• **Dataset section**
■ ■ ■ ■
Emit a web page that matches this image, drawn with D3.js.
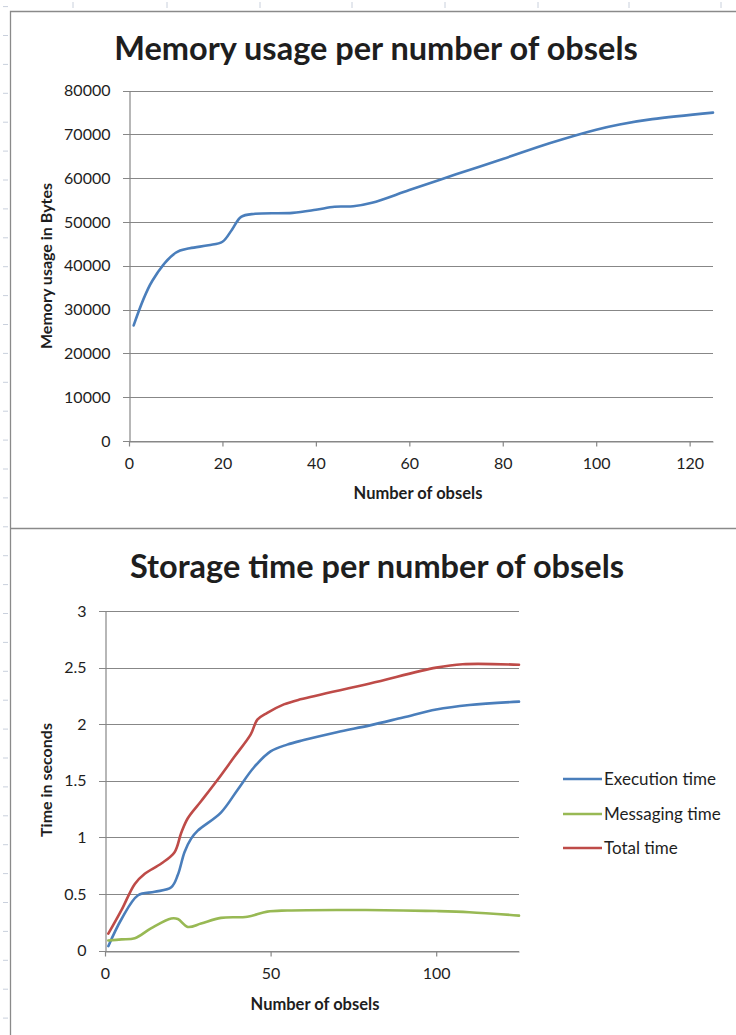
<!DOCTYPE html>
<html><head><meta charset="utf-8">
<script src="https://cdn.jsdelivr.net/npm/d3@7/dist/d3.min.js"></script>
<style>
body{margin:0;background:#fff}
svg{display:block}
text{font-family:Lato,"Open Sans",sans-serif;fill:#1e1e1e}
</style>
</head><body>
<svg id="c" width="736" height="1035"></svg>
<script>
// ---------- data ----------
const memTitle = "Memory usage per number of obsels";
const memYLabel = "Memory usage in Bytes";
const memXTicks = [0, 20, 40, 60, 80, 100, 120];
const memYTicks = [0, 10000, 20000, 30000, 40000, 50000, 60000, 70000, 80000];
const memX = [1, 5, 10, 13, 17, 20, 22, 24, 27, 35, 40, 44, 48, 52, 60, 70, 80, 90, 100, 105, 112, 125];
const memY = [26400, 36600, 43000, 44000, 44700, 45500, 48200, 51200, 51900, 52100, 52800, 53500, 53600, 54400, 57300, 60900, 64400, 68000, 71100, 72300, 73500, 75000];

const timeTitle = "Storage time per number of obsels";
const timeYLabel = "Time in seconds";
const xLabel = "Number of obsels";
const timeXTicks = [0, 50, 100];
const timeYTicks = [0, 0.5, 1, 1.5, 2, 2.5, 3];
const seriesNames = ["Execution time", "Messaging time", "Total time"];
const seriesColors = ["#4a7ebb", "#98b954", "#be4b48"];
const execX = [1, 5, 10, 15, 20, 22, 24, 26, 28, 35, 40, 45, 50, 55, 60, 70, 80, 90, 100, 110, 125];
const execY = [0.04, 0.28, 0.49, 0.52, 0.56, 0.67, 0.87, 0.99, 1.06, 1.22, 1.42, 1.62, 1.76, 1.82, 1.86, 1.93, 1.99, 2.06, 2.13, 2.17, 2.20];
const msgX = [1, 5, 9, 14, 20, 22, 25, 29, 35, 43, 49, 55, 70, 90, 100, 110, 125];
const msgY = [0.09, 0.10, 0.11, 0.20, 0.285, 0.28, 0.21, 0.24, 0.29, 0.30, 0.345, 0.355, 0.36, 0.355, 0.35, 0.34, 0.31];
const totX = [1, 5, 9, 12, 17, 21, 23, 25, 29, 34, 39, 44, 46, 49, 54, 59, 80, 100, 108, 125];
const totY = [0.15, 0.36, 0.59, 0.68, 0.77, 0.87, 1.04, 1.17, 1.32, 1.51, 1.71, 1.91, 2.04, 2.10, 2.175, 2.22, 2.36, 2.50, 2.53, 2.525];

// ---------- drawing ----------
const svg = d3.select("#c");
const W = 736, H = 1035;
const gridCol = "#878787", frameCol = "#8a8a8a", sheetCol = "#c9d0dc";

// spreadsheet background marks
const colMarks = [73, 167, 260, 352, 445, 538, 629, 721];
svg.append("g").selectAll("line").data(colMarks).join("line")
  .attr("x1", d => d).attr("x2", d => d).attr("y1", 2).attr("y2", 8)
  .attr("stroke", sheetCol).attr("stroke-width", 1);
const rowMarks = d3.range(0, 36).map(k => 6.6 + 28.9 * k).filter(y => y < H);
svg.append("g").selectAll("line").data(rowMarks).join("line")
  .attr("x1", 3).attr("x2", 8).attr("y1", d => d).attr("y2", d => d)
  .attr("stroke", sheetCol).attr("stroke-width", 1);

// chart frames
svg.append("path").attr("d", `M736,11.5H10.5V1035 M10.5,528.5H736`)
  .attr("fill", "none").attr("stroke", frameCol).attr("stroke-width", 1.3);

function drawChart(cfg) {
  const g = svg.append("g");
  const x = d3.scaleLinear().domain([0, 125]).range([cfg.left, cfg.right]);
  const y = d3.scaleLinear().domain(cfg.yDomain).range([cfg.bottom, cfg.top]);

  // gridlines (with left tick extension)
  g.append("g").selectAll("line").data(cfg.yTicks).join("line")
    .attr("x1", cfg.left - 6).attr("x2", cfg.right)
    .attr("y1", d => Math.round(y(d)) + 0.5).attr("y2", d => Math.round(y(d)) + 0.5)
    .attr("stroke", gridCol).attr("stroke-width", 1.2);

  // y axis
  const ya = d3.axisLeft(y).tickValues(cfg.yTicks).tickSize(0).tickPadding(cfg.yPad).tickFormat(cfg.yFmt);
  const yg = g.append("g").attr("transform", `translate(${Math.round(cfg.left) + 0.5},0)`).call(ya);
  yg.select(".domain").attr("stroke", gridCol).attr("stroke-width", 1.2);
  yg.selectAll("text").attr("font-size", cfg.tickFont).attr("fill", "#1e1e1e").style("font-family", "Lato");

  // x axis
  const xa = d3.axisBottom(x).tickValues(cfg.xTicks).tickSize(5).tickSizeOuter(0).tickPadding(cfg.xPad).tickFormat(d3.format("d"));
  const xg = g.append("g").attr("transform", `translate(0,${Math.round(cfg.bottom) + 0.5})`).call(xa);
  xg.select(".domain").attr("stroke", gridCol).attr("stroke-width", 1.2);
  xg.selectAll(".tick line").attr("stroke", gridCol).attr("stroke-width", 1.2);
  xg.selectAll("text").attr("font-size", cfg.tickFont).attr("fill", "#1e1e1e").style("font-family", "Lato");

  // series
  const line = d3.line().x(d => x(d[0])).y(d => y(d[1])).curve(d3.curveCatmullRom.alpha(0.5));
  cfg.series.forEach(s => {
    const pts = s.xs.map((v, i) => [v, s.ys[i]]);
    g.append("path").attr("d", line(pts)).attr("fill", "none")
      .attr("stroke", s.color).attr("stroke-width", 2.6).attr("stroke-linejoin", "round").attr("stroke-linecap", "round");
  });

  // titles
  g.append("text").attr("x", cfg.titleX).attr("y", cfg.titleY).attr("text-anchor", "middle")
    .attr("font-size", 32.5).attr("font-weight", 700).attr("fill", "#000").text(cfg.title);
  g.append("text").attr("x", cfg.xLabX).attr("y", cfg.xLabY).attr("text-anchor", "middle")
    .attr("font-size", 16.5).attr("font-weight", 700).attr("fill", "#000").text(xLabel);
  g.append("text").attr("transform", `translate(${cfg.yLabX},${cfg.yLabY}) rotate(-90)`).attr("text-anchor", "middle")
    .attr("font-size", 16).attr("font-weight", 700).attr("fill", "#000").text(cfg.yLabel);
  return {x, y};
}

drawChart({
  left: 129, right: 713, top: 90.7, bottom: 441,
  yDomain: [0, 80000], yTicks: memYTicks, xTicks: memXTicks,
  yFmt: d3.format("d"), yPad: 19, xPad: 11, tickFont: 16,
  series: [{xs: memX, ys: memY, color: seriesColors[0]}],
  title: memTitle, titleX: 376, titleY: 60,
  xLabX: 418, xLabY: 499, yLabX: 52, yLabY: 266, yLabel: memYLabel
});

drawChart({
  left: 105, right: 519, top: 611, bottom: 950.7,
  yDomain: [0, 3], yTicks: timeYTicks, xTicks: timeXTicks,
  yFmt: d => String(d), yPad: 19, xPad: 11, tickFont: 16,
  series: [
    {xs: execX, ys: execY, color: seriesColors[0]},
    {xs: msgX, ys: msgY, color: seriesColors[1]},
    {xs: totX, ys: totY, color: seriesColors[2]}
  ],
  title: timeTitle, titleX: 377, titleY: 578,
  xLabX: 315, xLabY: 1010, yLabX: 52, yLabY: 780, yLabel: timeYLabel
});

// legend
const legY = [779, 814, 848];
const leg = svg.append("g");
seriesNames.forEach((n, i) => {
  leg.append("line").attr("x1", 563).attr("x2", 602).attr("y1", legY[i]).attr("y2", legY[i])
    .attr("stroke", seriesColors[i]).attr("stroke-width", 2.6);
  leg.append("text").attr("x", 604).attr("y", legY[i] + 6).attr("font-size", 17).text(n);
});
</script>
</body></html>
■ ■ ■ ■
• **Exercise aim**
Your task is to return the lines above, from the first one up to and including the line containing "72300, 73500, 75000];", minus any pictures.

• **Result of this exercise**
Emit a web page that matches this image, drawn with D3.js.
<!DOCTYPE html>
<html><head><meta charset="utf-8">
<script src="https://cdn.jsdelivr.net/npm/d3@7/dist/d3.min.js"></script>
<style>
body{margin:0;background:#fff}
svg{display:block}
text{font-family:Lato,"Open Sans",sans-serif;fill:#1e1e1e}
</style>
</head><body>
<svg id="c" width="736" height="1035"></svg>
<script>
// ---------- data ----------
const memTitle = "Memory usage per number of obsels";
const memYLabel = "Memory usage in Bytes";
const memXTicks = [0, 20, 40, 60, 80, 100, 120];
const memYTicks = [0, 10000, 20000, 30000, 40000, 50000, 60000, 70000, 80000];
const memX = [1, 5, 10, 13, 17, 20, 22, 24, 27, 35, 40, 44, 48, 52, 60, 70, 80, 90, 100, 105, 112, 125];
const memY = [26400, 36600, 43000, 44000, 44700, 45500, 48200, 51200, 51900, 52100, 52800, 53500, 53600, 54400, 57300, 60900, 64400, 68000, 71100, 72300, 73500, 75000];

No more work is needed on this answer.